▶ Instructions for the task:
Everything from the first line of the data below through the line that contains "import seaborn as sns" should be written out exactly, please, and nothing more; the pictures stay out.

▶ Collected material:
________________________
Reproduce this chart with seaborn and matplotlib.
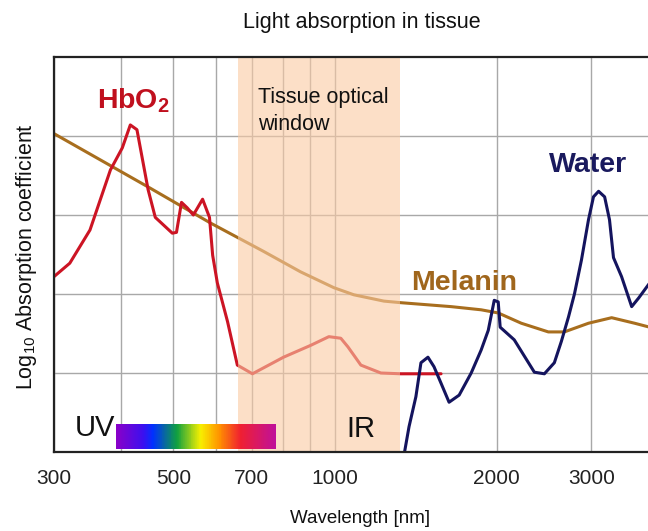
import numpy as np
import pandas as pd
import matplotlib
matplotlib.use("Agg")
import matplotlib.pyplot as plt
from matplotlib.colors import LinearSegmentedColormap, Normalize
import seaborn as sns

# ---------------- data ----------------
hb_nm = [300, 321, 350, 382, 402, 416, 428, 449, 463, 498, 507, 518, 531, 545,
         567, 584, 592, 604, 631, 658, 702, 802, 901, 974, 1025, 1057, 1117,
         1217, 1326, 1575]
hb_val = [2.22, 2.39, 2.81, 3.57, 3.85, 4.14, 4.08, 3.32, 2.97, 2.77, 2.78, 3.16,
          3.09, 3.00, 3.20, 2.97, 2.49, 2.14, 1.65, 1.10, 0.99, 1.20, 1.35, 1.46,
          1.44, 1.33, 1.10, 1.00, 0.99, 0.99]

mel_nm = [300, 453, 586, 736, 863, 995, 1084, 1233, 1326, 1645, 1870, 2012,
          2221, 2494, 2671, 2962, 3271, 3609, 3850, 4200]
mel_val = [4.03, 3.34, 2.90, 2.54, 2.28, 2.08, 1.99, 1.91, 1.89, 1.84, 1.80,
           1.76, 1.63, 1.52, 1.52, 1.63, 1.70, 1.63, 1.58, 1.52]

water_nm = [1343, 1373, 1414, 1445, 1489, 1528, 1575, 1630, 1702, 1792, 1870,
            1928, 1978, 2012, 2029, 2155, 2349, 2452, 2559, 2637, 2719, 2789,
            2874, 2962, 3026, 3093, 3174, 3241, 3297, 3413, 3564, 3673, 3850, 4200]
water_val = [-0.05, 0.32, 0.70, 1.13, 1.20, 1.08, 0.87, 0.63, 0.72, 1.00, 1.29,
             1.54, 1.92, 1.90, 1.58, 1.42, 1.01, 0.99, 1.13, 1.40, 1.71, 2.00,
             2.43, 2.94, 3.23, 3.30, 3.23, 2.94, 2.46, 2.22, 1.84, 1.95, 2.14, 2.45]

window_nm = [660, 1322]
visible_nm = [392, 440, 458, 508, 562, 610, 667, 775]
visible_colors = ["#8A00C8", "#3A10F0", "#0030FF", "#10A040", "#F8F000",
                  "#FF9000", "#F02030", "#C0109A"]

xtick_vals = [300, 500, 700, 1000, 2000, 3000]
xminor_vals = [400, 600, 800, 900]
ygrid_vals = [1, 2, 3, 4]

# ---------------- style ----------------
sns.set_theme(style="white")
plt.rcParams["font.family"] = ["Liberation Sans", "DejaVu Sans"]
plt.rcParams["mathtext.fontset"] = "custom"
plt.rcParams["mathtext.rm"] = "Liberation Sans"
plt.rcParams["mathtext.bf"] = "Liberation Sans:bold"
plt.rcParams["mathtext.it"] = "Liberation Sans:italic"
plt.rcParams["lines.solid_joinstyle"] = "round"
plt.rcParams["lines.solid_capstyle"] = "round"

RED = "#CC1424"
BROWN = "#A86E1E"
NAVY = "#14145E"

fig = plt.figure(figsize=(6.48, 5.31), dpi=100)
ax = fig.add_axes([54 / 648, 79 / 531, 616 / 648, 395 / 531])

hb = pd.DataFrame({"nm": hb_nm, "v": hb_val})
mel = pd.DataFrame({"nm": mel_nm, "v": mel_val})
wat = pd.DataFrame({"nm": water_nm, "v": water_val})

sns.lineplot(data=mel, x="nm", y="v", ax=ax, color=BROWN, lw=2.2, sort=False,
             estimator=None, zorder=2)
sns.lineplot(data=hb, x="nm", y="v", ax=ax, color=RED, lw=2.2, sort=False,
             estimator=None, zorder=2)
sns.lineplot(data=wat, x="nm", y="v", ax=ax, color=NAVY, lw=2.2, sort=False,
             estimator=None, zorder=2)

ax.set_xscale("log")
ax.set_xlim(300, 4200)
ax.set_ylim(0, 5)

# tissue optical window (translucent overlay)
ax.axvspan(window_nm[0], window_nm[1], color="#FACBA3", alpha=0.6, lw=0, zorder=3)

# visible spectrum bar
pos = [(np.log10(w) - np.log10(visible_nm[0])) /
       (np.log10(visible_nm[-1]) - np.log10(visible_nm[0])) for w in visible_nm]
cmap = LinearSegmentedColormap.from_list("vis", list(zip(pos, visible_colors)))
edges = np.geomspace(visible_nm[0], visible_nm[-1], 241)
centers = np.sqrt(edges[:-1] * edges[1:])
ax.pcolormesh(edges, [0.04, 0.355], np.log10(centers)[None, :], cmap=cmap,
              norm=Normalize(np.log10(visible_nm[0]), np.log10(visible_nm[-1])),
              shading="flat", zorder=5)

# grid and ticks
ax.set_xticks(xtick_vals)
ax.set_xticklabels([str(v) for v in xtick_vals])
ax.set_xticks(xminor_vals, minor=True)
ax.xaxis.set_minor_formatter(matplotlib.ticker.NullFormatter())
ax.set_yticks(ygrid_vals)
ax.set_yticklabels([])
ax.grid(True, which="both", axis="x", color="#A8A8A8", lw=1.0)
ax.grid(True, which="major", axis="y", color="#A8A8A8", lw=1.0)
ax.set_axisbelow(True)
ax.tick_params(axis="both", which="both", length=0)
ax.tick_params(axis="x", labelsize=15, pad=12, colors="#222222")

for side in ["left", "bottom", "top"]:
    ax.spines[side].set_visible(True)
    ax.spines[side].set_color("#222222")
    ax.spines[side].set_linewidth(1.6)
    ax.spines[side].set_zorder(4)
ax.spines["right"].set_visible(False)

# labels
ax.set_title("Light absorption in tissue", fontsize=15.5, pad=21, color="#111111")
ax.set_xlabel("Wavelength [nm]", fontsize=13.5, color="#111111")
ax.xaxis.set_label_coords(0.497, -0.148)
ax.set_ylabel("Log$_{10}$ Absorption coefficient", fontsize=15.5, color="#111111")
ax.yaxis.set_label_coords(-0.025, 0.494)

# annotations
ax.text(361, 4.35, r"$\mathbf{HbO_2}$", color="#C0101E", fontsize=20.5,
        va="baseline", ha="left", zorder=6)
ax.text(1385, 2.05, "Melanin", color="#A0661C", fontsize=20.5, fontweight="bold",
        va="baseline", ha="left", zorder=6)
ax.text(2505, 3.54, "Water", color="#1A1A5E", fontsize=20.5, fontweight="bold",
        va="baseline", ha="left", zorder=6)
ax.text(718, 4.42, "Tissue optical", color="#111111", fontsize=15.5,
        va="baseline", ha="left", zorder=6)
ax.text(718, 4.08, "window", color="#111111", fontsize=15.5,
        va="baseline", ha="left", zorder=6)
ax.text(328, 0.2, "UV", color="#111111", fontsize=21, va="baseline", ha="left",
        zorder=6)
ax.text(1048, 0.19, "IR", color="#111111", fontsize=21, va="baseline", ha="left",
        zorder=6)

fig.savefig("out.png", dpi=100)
________________________
▶ Result of this task:
Reproduce this chart with seaborn and matplotlib.
import numpy as np
import pandas as pd
import matplotlib
matplotlib.use("Agg")
import matplotlib.pyplot as plt
from matplotlib.colors import LinearSegmentedColormap, Normalize
import seaborn as sns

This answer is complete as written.